[begin Dataset content]

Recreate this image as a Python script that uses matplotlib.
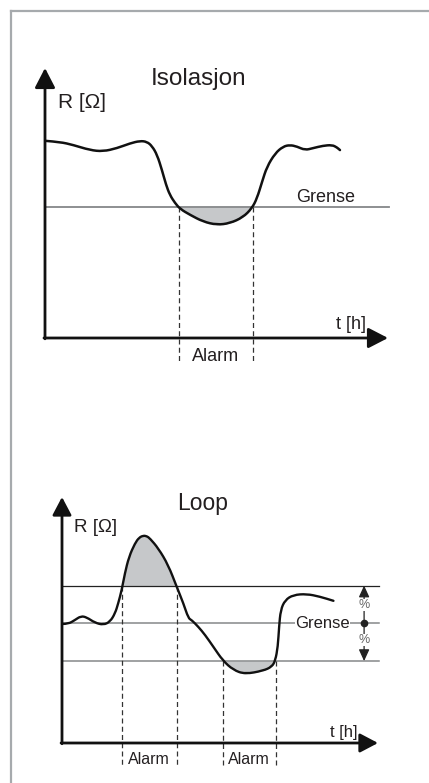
import matplotlib
matplotlib.use("Agg")
import matplotlib.pyplot as plt
from matplotlib.lines import Line2D
from matplotlib.path import Path
from matplotlib.patches import PathPatch
import numpy as np

plt.rcParams['font.family'] = ['Liberation Sans', 'DejaVu Sans']

# ---------------- data ----------------
# Top panel: "Isolasjon"
iso_t = [0.03, 0.44, 0.82, 1.31, 1.69, 2.10, 2.48, 2.77, 2.97, 3.12, 3.27, 3.41,
         3.53, 3.64, 3.79, 3.94, 4.23, 4.61, 5.01, 5.39, 5.77, 6.03, 6.18, 6.33,
         6.47, 6.71, 6.94, 7.14, 7.35, 7.58, 7.81, 8.10, 8.37, 8.51, 8.60]
iso_R = [7.30, 7.26, 7.15, 6.96, 6.91, 7.03, 7.21, 7.30, 7.27, 7.11, 6.78, 6.22,
         5.67, 5.30, 5.00, 4.78, 4.56, 4.31, 4.19, 4.25, 4.47, 4.80, 5.17, 5.79,
         6.34, 6.84, 7.09, 7.15, 7.09, 6.96, 7.03, 7.12, 7.15, 7.06, 6.96]
iso_limit = 4.85
iso_alarm = [3.91, 6.06]

# Bottom panel: "Loop"
loop_t = [0.01, 0.20, 0.41, 0.60, 0.78, 1.04, 1.31, 1.52, 1.68, 1.78, 1.89, 1.99,
          2.12, 2.31, 2.44, 2.57, 2.68, 2.78, 3.05, 3.36, 3.63, 3.84, 4.00, 4.10,
          4.31, 4.53, 4.79, 5.09, 5.42, 5.79, 6.37, 6.64, 6.75, 6.83, 6.87, 6.92,
          7.06, 7.32, 7.74, 8.16, 8.59]
loop_R = [4.84, 4.84, 5.00, 5.16, 5.11, 4.89, 4.80, 4.93, 5.27, 5.68, 6.22, 6.90,
          7.57, 8.12, 8.35, 8.43, 8.41, 8.32, 7.91, 7.24, 6.35, 5.68, 5.07, 5.00,
          4.73, 4.39, 3.91, 3.35, 2.97, 2.80, 2.94, 3.10, 3.35, 3.91, 4.73, 5.41,
          5.81, 6.02, 6.06, 5.95, 5.78]
loop_limit = 4.88
loop_upper = 6.40
loop_lower = 3.33
loop_alarms = [(1.90, 3.64, 'upper'), (5.09, 6.77, 'lower')]

titles = ["Isolasjon", "Loop"]
ylabel = "R [Ω]"
xlabel = "t [h]"
limit_label = "Grense"
alarm_label = "Alarm"

# ---------------- styling ----------------
W, H = 429, 783
fig = plt.figure(figsize=(W / 100, H / 100), dpi=100)
fig.patch.set_facecolor('white')

TXT = '#231f20'
CURVE = '#111111'
GRAY = '#858789'
FILL = '#c6c8ca'
FRAME = '#a6aaad'
DASH = '#333333'

# frame (top and left only)
fig.add_artist(Line2D([10.5 / W, 1.0], [1 - 10.5 / H, 1 - 10.5 / H],
                      transform=fig.transFigure, color=FRAME, lw=1.6))
fig.add_artist(Line2D([10.5 / W, 10.5 / W], [1 - 10.5 / H, 0.0],
                      transform=fig.transFigure, color=FRAME, lw=1.6))


def make_axes(x0, y0, x1, y1):
    ax = fig.add_axes([x0 / W, 1 - y0 / H, (x1 - x0) / W, (y0 - y1) / H])
    ax.set_xlim(0, 10)
    ax.set_ylim(0, 10)
    ax.axis('off')
    return ax


def draw_axes_arrows(ax, hl, hw, lw=2.0):
    style = f'-|>,head_length={hl},head_width={hw}'
    ax.annotate('', xy=(0, 10), xytext=(0, -0.03), xycoords='data',
                arrowprops=dict(arrowstyle=style, color=CURVE, lw=lw,
                                shrinkA=0, shrinkB=0, mutation_scale=1),
                annotation_clip=False)
    ax.annotate('', xy=(10, 0), xytext=(-0.03, 0), xycoords='data',
                arrowprops=dict(arrowstyle=style, color=CURVE, lw=lw,
                                shrinkA=0, shrinkB=0, mutation_scale=1),
                annotation_clip=False)


def smooth_curve(ax, xs, ys, lw):
    """Draw the read points as a smooth quadratic-Bezier path in data space."""
    verts = [(xs[0], ys[0])]
    codes = [Path.MOVETO]
    n = len(xs)
    for i in range(1, n - 1):
        mid = ((xs[i] + xs[i + 1]) / 2, (ys[i] + ys[i + 1]) / 2)
        verts += [(xs[i], ys[i]), mid]
        codes += [Path.CURVE3, Path.CURVE3]
    verts.append((xs[-1], ys[-1]))
    codes.append(Path.LINETO)
    patch = PathPatch(Path(verts, codes), facecolor='none', edgecolor=CURVE,
                      lw=lw, capstyle='round', joinstyle='round', zorder=3,
                      clip_on=False, transform=ax.transData)
    ax.add_patch(patch)


# ---------------- top panel ----------------
ax1 = make_axes(45, 338, 388, 68)
draw_axes_arrows(ax1, 12, 6.2)
t = np.array(iso_t)
R = np.array(iso_R)
ax1.fill_between(t, R, iso_limit, where=R < iso_limit, interpolate=True,
                 color=FILL, lw=0, zorder=1)
ax1.plot([0, 10.03], [iso_limit, iso_limit], color=GRAY, lw=1.3, zorder=2,
         clip_on=False)
for a in iso_alarm:
    ax1.plot([a, a], [iso_limit, -0.93], color=DASH, lw=0.9,
             ls=(0, (4, 2.6)), clip_on=False, zorder=2)
smooth_curve(ax1, iso_t, iso_R, 1.8)
ax1.text(4.49, 9.37, titles[0], fontsize=17.5, ha='center', va='baseline', color=TXT)
ax1.text(0.38, 8.52, ylabel, fontsize=15, ha='left', va='baseline', color=TXT)
ax1.text(7.32, 5.05, limit_label, fontsize=13, ha='left', va='baseline', color=TXT)
ax1.text(8.48, 0.33, xlabel, fontsize=13, ha='left', va='baseline', color=TXT)
ax1.text(4.28, -0.85, alarm_label, fontsize=13, ha='left', va='baseline',
         color=TXT, clip_on=False)

# ---------------- bottom panel ----------------
ax2 = make_axes(62, 743, 378, 497)
draw_axes_arrows(ax2, 11, 5.8)
t2 = np.array(loop_t)
R2 = np.array(loop_R)
ax2.fill_between(t2, R2, loop_upper, where=R2 > loop_upper, interpolate=True,
                 color=FILL, lw=0, zorder=1)
ax2.fill_between(t2, R2, loop_lower, where=R2 < loop_lower, interpolate=True,
                 color=FILL, lw=0, zorder=1)
ax2.plot([0, 10.03], [loop_upper, loop_upper], color='#222222', lw=0.9,
         zorder=2, clip_on=False)
ax2.plot([0, 10.03], [loop_limit, loop_limit], color=GRAY, lw=1.1,
         zorder=2, clip_on=False)
ax2.plot([0, 10.03], [loop_lower, loop_lower], color=GRAY, lw=1.1,
         zorder=2, clip_on=False)
for a0, a1, which in loop_alarms:
    top = loop_upper if which == 'upper' else loop_lower
    for a in (a0, a1):
        ax2.plot([a, a], [top, -0.98], color=DASH, lw=0.9,
                 ls=(0, (4, 2.6)), clip_on=False, zorder=2)
smooth_curve(ax2, loop_t, loop_R, 1.7)

# percent band marker
pct_t = 9.56
for end in (loop_upper, loop_lower):
    ax2.annotate('', xy=(pct_t, end), xytext=(pct_t, loop_limit),
                 arrowprops=dict(arrowstyle='-|>,head_length=7,head_width=3.2',
                                 color='#222222', lw=0.9, shrinkA=0, shrinkB=0,
                                 mutation_scale=1), annotation_clip=False)
ax2.plot([pct_t], [loop_limit], 'o', color='#222222', ms=4.5, zorder=4,
         clip_on=False)
for yv in (5.61, 4.19):
    ax2.text(pct_t, yv, '%', fontsize=9, ha='center', va='center',
             color='#666666', zorder=5,
             bbox=dict(facecolor='white', edgecolor='none', pad=0.3))

ax2.text(3.63, 9.47, titles[1], fontsize=16.5, ha='left', va='baseline', color=TXT)
ax2.text(0.38, 8.59, ylabel, fontsize=13.5, ha='left', va='baseline', color=TXT)
ax2.text(7.37, 4.69, limit_label, fontsize=12, ha='left', va='baseline',
         color=TXT, zorder=5,
         bbox=dict(facecolor='white', edgecolor='none', pad=0.2))
ax2.text(8.48, 0.24, xlabel, fontsize=12, ha='left', va='baseline', color=TXT)
ax2.text(2.10, -0.87, alarm_label, fontsize=11.5, ha='left', va='baseline',
         color=TXT, clip_on=False)
ax2.text(5.26, -0.87, alarm_label, fontsize=11.5, ha='left', va='baseline',
         color=TXT, clip_on=False)

fig.savefig('out.png', dpi=100, facecolor='white')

[end Dataset content]

→ **Given instruction**: Starting at the first line of the material, output exactly the lines up to and including the one with "plt.rcParams['font.family'] = ['Liberation". Do not include the pictures.

→ **Written reply**:
Recreate this image as a Python script that uses matplotlib.
import matplotlib
matplotlib.use("Agg")
import matplotlib.pyplot as plt
from matplotlib.lines import Line2D
from matplotlib.path import Path
from matplotlib.patches import PathPatch
import numpy as np

plt.rcParams['font.family'] = ['Liberation Sans', 'DejaVu Sans']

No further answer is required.